- [WHAT THE TASK ASKS]
Transcribe the material verbatim in full; the pictures do not belong in the copy.

- [RAW DATA]
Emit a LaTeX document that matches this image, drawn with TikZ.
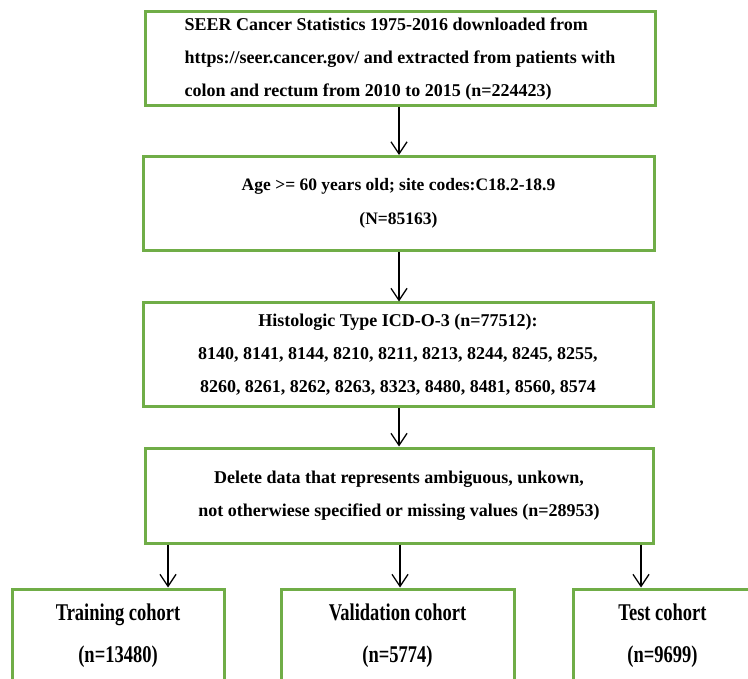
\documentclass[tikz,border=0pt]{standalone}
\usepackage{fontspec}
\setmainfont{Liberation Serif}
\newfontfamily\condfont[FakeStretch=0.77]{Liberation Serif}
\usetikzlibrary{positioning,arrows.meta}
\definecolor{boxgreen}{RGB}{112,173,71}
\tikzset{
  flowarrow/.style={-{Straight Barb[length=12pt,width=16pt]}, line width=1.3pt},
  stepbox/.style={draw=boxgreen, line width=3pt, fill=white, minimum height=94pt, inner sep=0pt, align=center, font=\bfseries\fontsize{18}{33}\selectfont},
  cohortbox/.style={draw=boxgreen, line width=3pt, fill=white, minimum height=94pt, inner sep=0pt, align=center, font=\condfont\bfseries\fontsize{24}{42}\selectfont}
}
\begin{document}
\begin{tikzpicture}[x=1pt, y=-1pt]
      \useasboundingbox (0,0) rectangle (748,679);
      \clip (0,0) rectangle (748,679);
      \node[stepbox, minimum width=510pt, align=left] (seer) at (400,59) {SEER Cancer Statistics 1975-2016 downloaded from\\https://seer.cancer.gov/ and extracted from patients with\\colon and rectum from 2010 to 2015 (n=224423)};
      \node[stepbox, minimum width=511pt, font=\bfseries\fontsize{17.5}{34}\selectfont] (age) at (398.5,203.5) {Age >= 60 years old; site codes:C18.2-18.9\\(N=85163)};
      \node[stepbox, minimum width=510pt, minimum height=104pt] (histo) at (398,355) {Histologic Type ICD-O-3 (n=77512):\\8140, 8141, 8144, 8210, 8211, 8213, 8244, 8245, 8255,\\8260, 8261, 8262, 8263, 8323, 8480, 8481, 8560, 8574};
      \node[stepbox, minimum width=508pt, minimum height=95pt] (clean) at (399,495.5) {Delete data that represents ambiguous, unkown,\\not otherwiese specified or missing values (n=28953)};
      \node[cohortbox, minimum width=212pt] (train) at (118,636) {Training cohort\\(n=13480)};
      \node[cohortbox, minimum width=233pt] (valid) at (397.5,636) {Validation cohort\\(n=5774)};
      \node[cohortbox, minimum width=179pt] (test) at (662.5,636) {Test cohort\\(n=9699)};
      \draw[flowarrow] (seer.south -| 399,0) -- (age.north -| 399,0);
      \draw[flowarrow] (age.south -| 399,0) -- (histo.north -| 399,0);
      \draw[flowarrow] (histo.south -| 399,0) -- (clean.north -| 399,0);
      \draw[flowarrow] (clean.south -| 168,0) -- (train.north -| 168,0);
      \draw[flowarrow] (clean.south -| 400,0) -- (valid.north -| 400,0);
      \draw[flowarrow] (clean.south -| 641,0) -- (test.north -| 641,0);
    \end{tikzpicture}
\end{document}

- [RESPONSE TO THE EXERCISE]
Emit a LaTeX document that matches this image, drawn with TikZ.
\documentclass[tikz,border=0pt]{standalone}
\usepackage{fontspec}
\setmainfont{Liberation Serif}
\newfontfamily\condfont[FakeStretch=0.77]{Liberation Serif}
\usetikzlibrary{positioning,arrows.meta}
\definecolor{boxgreen}{RGB}{112,173,71}
\tikzset{
  flowarrow/.style={-{Straight Barb[length=12pt,width=16pt]}, line width=1.3pt},
  stepbox/.style={draw=boxgreen, line width=3pt, fill=white, minimum height=94pt, inner sep=0pt, align=center, font=\bfseries\fontsize{18}{33}\selectfont},
  cohortbox/.style={draw=boxgreen, line width=3pt, fill=white, minimum height=94pt, inner sep=0pt, align=center, font=\condfont\bfseries\fontsize{24}{42}\selectfont}
}
\begin{document}
\begin{tikzpicture}[x=1pt, y=-1pt]
      \useasboundingbox (0,0) rectangle (748,679);
      \clip (0,0) rectangle (748,679);
      \node[stepbox, minimum width=510pt, align=left] (seer) at (400,59) {SEER Cancer Statistics 1975-2016 downloaded from\\https://seer.cancer.gov/ and extracted from patients with\\colon and rectum from 2010 to 2015 (n=224423)};
      \node[stepbox, minimum width=511pt, font=\bfseries\fontsize{17.5}{34}\selectfont] (age) at (398.5,203.5) {Age >= 60 years old; site codes:C18.2-18.9\\(N=85163)};
      \node[stepbox, minimum width=510pt, minimum height=104pt] (histo) at (398,355) {Histologic Type ICD-O-3 (n=77512):\\8140, 8141, 8144, 8210, 8211, 8213, 8244, 8245, 8255,\\8260, 8261, 8262, 8263, 8323, 8480, 8481, 8560, 8574};
      \node[stepbox, minimum width=508pt, minimum height=95pt] (clean) at (399,495.5) {Delete data that represents ambiguous, unkown,\\not otherwiese specified or missing values (n=28953)};
      \node[cohortbox, minimum width=212pt] (train) at (118,636) {Training cohort\\(n=13480)};
      \node[cohortbox, minimum width=233pt] (valid) at (397.5,636) {Validation cohort\\(n=5774)};
      \node[cohortbox, minimum width=179pt] (test) at (662.5,636) {Test cohort\\(n=9699)};
      \draw[flowarrow] (seer.south -| 399,0) -- (age.north -| 399,0);
      \draw[flowarrow] (age.south -| 399,0) -- (histo.north -| 399,0);
      \draw[flowarrow] (histo.south -| 399,0) -- (clean.north -| 399,0);
      \draw[flowarrow] (clean.south -| 168,0) -- (train.north -| 168,0);
      \draw[flowarrow] (clean.south -| 400,0) -- (valid.north -| 400,0);
      \draw[flowarrow] (clean.south -| 641,0) -- (test.north -| 641,0);
    \end{tikzpicture}
\end{document}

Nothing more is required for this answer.